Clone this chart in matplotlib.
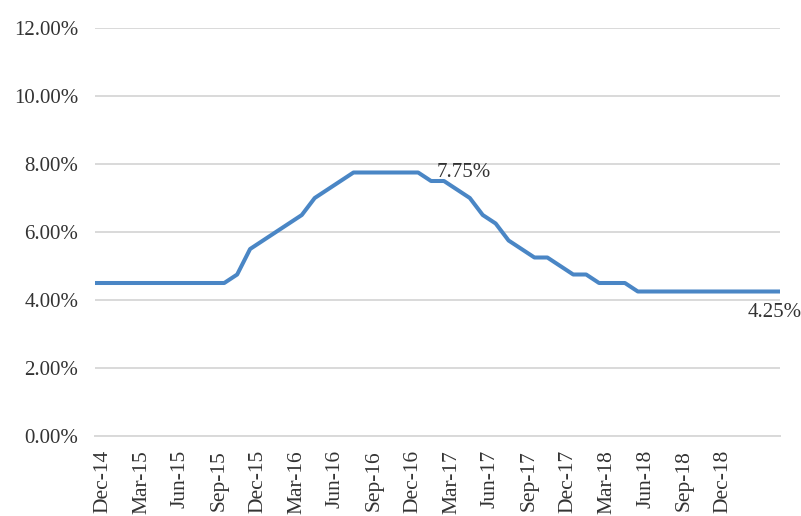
import numpy as np
import matplotlib
matplotlib.use("Agg")
import matplotlib.pyplot as plt

# monthly policy rate, Dec-14 .. May-19 (%)
rate = [4.5] * 11 + [4.75, 5.5, 5.75, 6.0, 6.25, 6.5, 7.0, 7.25, 7.5] \
    + [7.75] * 6 + [7.5, 7.5, 7.25, 7.0, 6.5, 6.25, 5.75, 5.5, 5.25, 5.25,
                    5.0, 4.75, 4.75, 4.5, 4.5, 4.5] + [4.25] * 12

tick_labels = ["Dec-14", "Mar-15", "Jun-15", "Sep-15", "Dec-15", "Mar-16",
               "Jun-16", "Sep-16", "Dec-16", "Mar-17", "Jun-17", "Sep-17",
               "Dec-17", "Mar-18", "Jun-18", "Sep-18", "Dec-18"]

peak_idx = 25
last_idx = len(rate) - 1

plt.rcParams["font.family"] = ["Liberation Serif", "DejaVu Serif"]
text_color = "#333333"

fig = plt.figure(figsize=(8.01, 5.16), dpi=100)
ax = fig.add_axes([95 / 801, 80 / 516, 685 / 801, 408 / 516])

x = np.arange(len(rate))
ax.plot(x, rate, color="#4a86c5", lw=2.9, solid_joinstyle="round", zorder=3)

ax.set_xlim(0, last_idx)
ax.set_ylim(0, 12)
ax.set_yticks(np.arange(0, 12.1, 2))
ax.set_yticklabels([f"{v:.2f}%" for v in np.arange(0, 12.1, 2)],
                   fontsize=15, color=text_color)
ax.yaxis.grid(True, color="#d9d9d9", lw=1.4)
ax.set_axisbelow(True)

# labels sit slightly right of each category point, as in the source
ax.set_xticks(np.arange(0, len(tick_labels) * 3, 3) + 0.6)
ax.set_xticklabels(tick_labels, rotation=90, fontsize=15.5, color=text_color)

ax.tick_params(axis="y", length=0, pad=12)
ax.tick_params(axis="x", length=0, pad=10)
for s in ["left", "right", "top"]:
    ax.spines[s].set_visible(False)
ax.spines["bottom"].set_color("#d9d9d9")
ax.spines["bottom"].set_linewidth(1.4)

ax.annotate(f"{rate[peak_idx]:.2f}%", xy=(peak_idx, rate[peak_idx]),
            xytext=(13, 0), textcoords="offset points", ha="left",
            va="center", fontsize=15, color=text_color)
ax.annotate(f"{rate[last_idx]:.2f}%", xy=(last_idx, rate[last_idx]),
            xytext=(-4, -15), textcoords="offset points", ha="center",
            va="center", fontsize=15, color=text_color, annotation_clip=False)

fig.savefig("out.png", dpi=100)
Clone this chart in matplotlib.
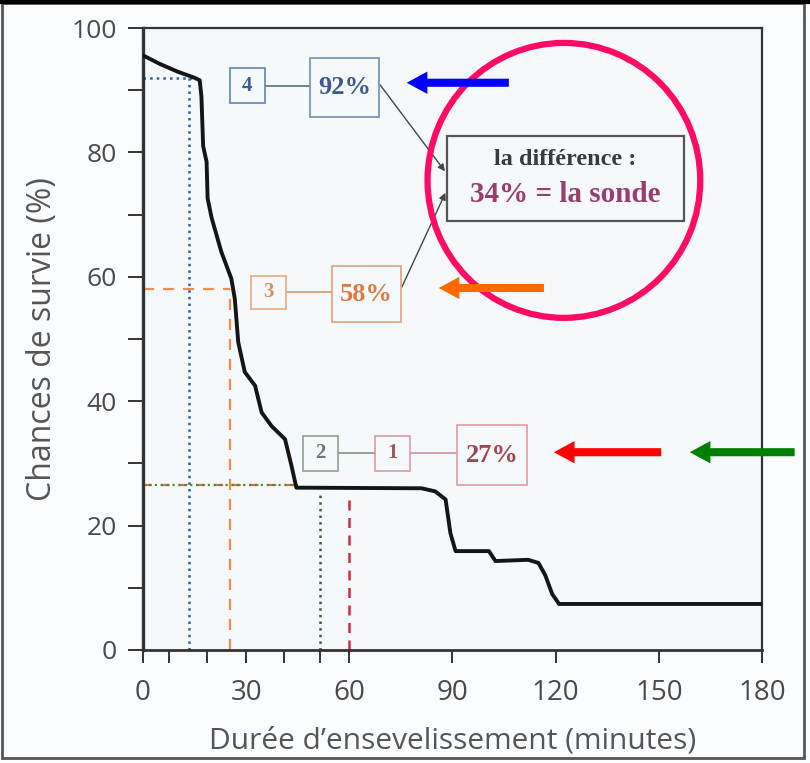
import matplotlib
matplotlib.use("Agg")
import matplotlib.pyplot as plt
from matplotlib.patches import Rectangle, Ellipse, FancyArrow

plt.rcParams['font.family'] = ['Open Sans', 'DejaVu Sans']

# survival curve (minutes, %)
minutes = [0, 5, 10, 15, 16.5, 17, 17.5, 18.5, 18.8, 20, 22.8, 25.7, 26.7, 27.7,
           29.6, 32.6, 34.5, 37.4, 41.3, 43.2, 44.6, 81, 85, 88, 89.4, 90.9,
           100.6, 102.5, 112, 115, 117, 119, 121, 180]
survie = [95.6, 94.2, 93, 92, 91.6, 89, 81, 78.5, 72.6, 69.4, 64, 59.7, 56.5, 49.5,
          44.7, 42.5, 38.2, 36, 33.9, 29.6, 26.1, 26.0, 25.5, 24.2, 18.8, 15.9,
          15.9, 14.3, 14.5, 14.0, 12, 9, 7.4, 7.4]

# reference readings: (time, survival)
ref_blue = (13.5, 92)
ref_orange = (25.3, 58)
ref_red = (60, 26.5)
ref_green = (51.6, 26.5)

x_major = [0, 30, 60, 90, 120, 150, 180]
x_minor = [7.5, 18.5, 41, 51.6]
y_major = [0, 20, 40, 60, 80, 100]
y_minor = [10, 30, 50, 70, 90]

fig = plt.figure(figsize=(8.1, 7.63), dpi=100, facecolor='#fbfcfe')
ax = fig.add_axes([0.1765, 0.1481, 0.7642, 0.8152])
ax.set_facecolor('#f6f9fc')

ax.plot(minutes, survie, color='#151515', lw=2.8, solid_joinstyle='round', zorder=5)

# reading lines
ax.plot([0, ref_blue[0] + 1.5], [ref_blue[1], ref_blue[1]], ls=':', color='#2f5ea8', lw=1.8)
ax.plot([ref_blue[0], ref_blue[0]], [0, ref_blue[1]], ls=':', color='#2f5ea8', lw=1.8)
ax.plot([0, ref_orange[0]], [ref_orange[1], ref_orange[1]], ls=(0, (5, 4)), color='#f08d4f', lw=1.6)
ax.plot([ref_orange[0], ref_orange[0]], [0, ref_orange[1]], ls=(0, (5, 4)), color='#f08d4f', lw=1.6)
ax.plot([0, 45], [ref_red[1], ref_red[1]], ls=(0, (4, 4)), color='#e06a4a', lw=1.6)
ax.plot([0, 45], [ref_green[1], ref_green[1]], ls=':', color='#4d8a3d', lw=1.6)
ax.plot([ref_red[0], ref_red[0]], [0, 24.5], ls=(0, (4, 3)), color='#d42a3c', lw=1.8)
ax.plot([ref_green[0], ref_green[0]], [0, 25], ls=':', color='#3f5a3f', lw=1.8)

ax.set_xlim(0, 180)
ax.set_ylim(0, 100)
ax.set_xticks(x_major)
ax.set_xticks(x_minor, minor=True)
ax.set_yticks(y_major)
ax.set_yticks(y_minor, minor=True)
ax.tick_params(axis='both', which='both', direction='out', colors='#333333',
               labelcolor='#4a4a4a')
ax.tick_params(axis='y', which='both', length=11, width=1.4, pad=8, labelsize=19)
ax.tick_params(axis='x', which='both', length=9, width=1.4, pad=12, labelsize=20)
for s in ax.spines.values():
    s.set_color('#333333')
    s.set_linewidth(1.6)
ax.spines['left'].set_linewidth(2.4)
ax.spines['bottom'].set_linewidth(2.0)

ax.set_ylabel('Chances de survie (%)', fontsize=23, color='#555555', labelpad=9)
ax.set_xlabel("Durée d’ensevelissement (minutes)", fontsize=21.5, color='#555555', labelpad=14)


def box(xc, yc, w, h, txt, ec, tc, fs):
    ax.add_patch(Rectangle((xc - w / 2, yc - h / 2), w, h, fill=False, ec=ec, lw=1.3, zorder=6))
    ax.text(xc, yc, txt, ha='center', va='center', color=tc, fontsize=fs,
            family='Liberation Serif', weight='bold', zorder=7)


# boxes: 4 -> 92%, 3 -> 58%, 2 -> 1 -> 27%
box(30.3, 90.7, 10.2, 5.6, '4', '#6f8cbf', '#3d5f9c', 15)
box(58.6, 90.4, 19.8, 9.5, '92%', '#7e95c0', '#3d5a90', 19)
ax.plot([35.4, 48.7], [90.7, 90.7], color='#5f7c8c', lw=1.3)
box(36.6, 57.5, 10.2, 5.3, '3', '#e9b08a', '#d99060', 15)
box(64.9, 57.2, 20.1, 9.0, '58%', '#e9a582', '#e07a45', 19)
ax.plot([41.7, 54.8], [57.5, 57.5], color='#e29a70', lw=1.3)
box(51.7, 31.6, 10.2, 5.6, '2', '#98a698', '#6b7a6b', 15)
box(72.6, 31.6, 10.2, 5.6, '1', '#d9a4a8', '#a05a5a', 15)
box(101.5, 31.3, 20.4, 9.7, '27%', '#e2a3ab', '#a8424f', 19)
ax.plot([56.8, 67.5], [31.6, 31.6], color='#8f9a8a', lw=1.3)
ax.plot([77.7, 91.3], [31.6, 31.6], color='#d49aa0', lw=1.3)

# difference box
ax.add_patch(Rectangle((88.3, 68.9), 69.1, 13.8, fill=False, ec='#555555', lw=1.6, zorder=6))
ax.text(122.8, 78.8, 'la différence :', ha='center', va='center', fontsize=17.5,
        family='Liberation Serif', weight='bold', color='#3a3a3a', zorder=7)
ax.text(122.8, 73.2, '34% = la sonde', ha='center', va='center', fontsize=21,
        family='Liberation Serif', weight='bold', color='#9a3d6e', zorder=7)
ax.annotate('', xy=(88.3, 76.6), xytext=(68.5, 91.2),
            arrowprops=dict(arrowstyle='-|>', color='#444444', lw=1.0, mutation_scale=10))
ax.annotate('', xy=(88.3, 73.9), xytext=(74.9, 57.9),
            arrowprops=dict(arrowstyle='-|>', color='#444444', lw=1.0, mutation_scale=10))

# highlight circle
ax.add_patch(Ellipse((122.4, 75.5), 79.3, 44.2, fill=False, ec='#ff0a64', lw=4.5,
                     zorder=8, clip_on=False))

# coloured pointers
arrows = [(106.4, 76.7, 91.2, '#0000ff'), (116.6, 86.0, 58.2, '#ff6a00'),
          (150.7, 119.5, 31.8, '#ff0000'), (189.5, 159.0, 31.8, '#008000')]
for x0, x1, yy, c in arrows:
    ax.add_patch(FancyArrow(x0, yy, x1 - x0, 0, width=1.3, head_width=3.6, head_length=6,
                            length_includes_head=True, color=c, lw=0, zorder=9, clip_on=False))

# outer frame of the screenshot
fig.add_artist(Rectangle((0.002, 0.006), 0.991, 0.99, transform=fig.transFigure,
                         fill=False, ec='#555555', lw=2))
fig.add_artist(plt.Line2D([0, 1], [0.998, 0.998], transform=fig.transFigure, color='black', lw=3))

fig.savefig('out.png', dpi=100, facecolor=fig.get_facecolor())
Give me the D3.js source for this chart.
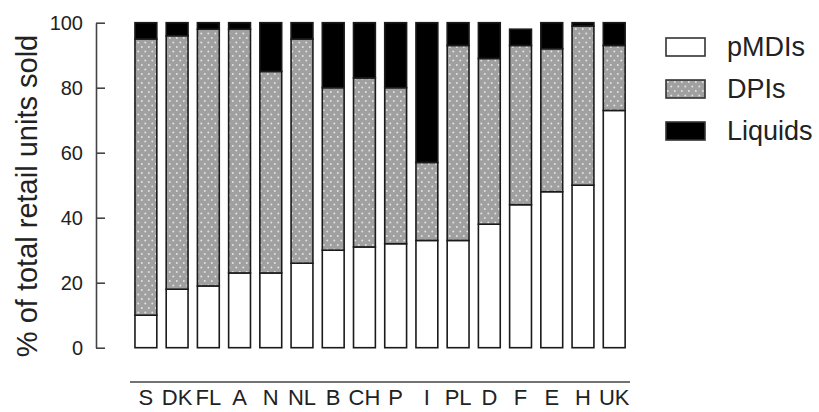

PROBLEM DESCRIPTION:
From the first line above to the line containing "5.0, 4.75, 4.75, 4.5, 4.5, 4.5]", repeat each line exactly. Pictures stay out.

SOLUTION TO THE PROBLEM:
Clone this chart in matplotlib.
import numpy as np
import matplotlib
matplotlib.use("Agg")
import matplotlib.pyplot as plt

# monthly policy rate, Dec-14 .. May-19 (%)
rate = [4.5] * 11 + [4.75, 5.5, 5.75, 6.0, 6.25, 6.5, 7.0, 7.25, 7.5] \
    + [7.75] * 6 + [7.5, 7.5, 7.25, 7.0, 6.5, 6.25, 5.75, 5.5, 5.25, 5.25,
                    5.0, 4.75, 4.75, 4.5, 4.5, 4.5] + [4.25] * 12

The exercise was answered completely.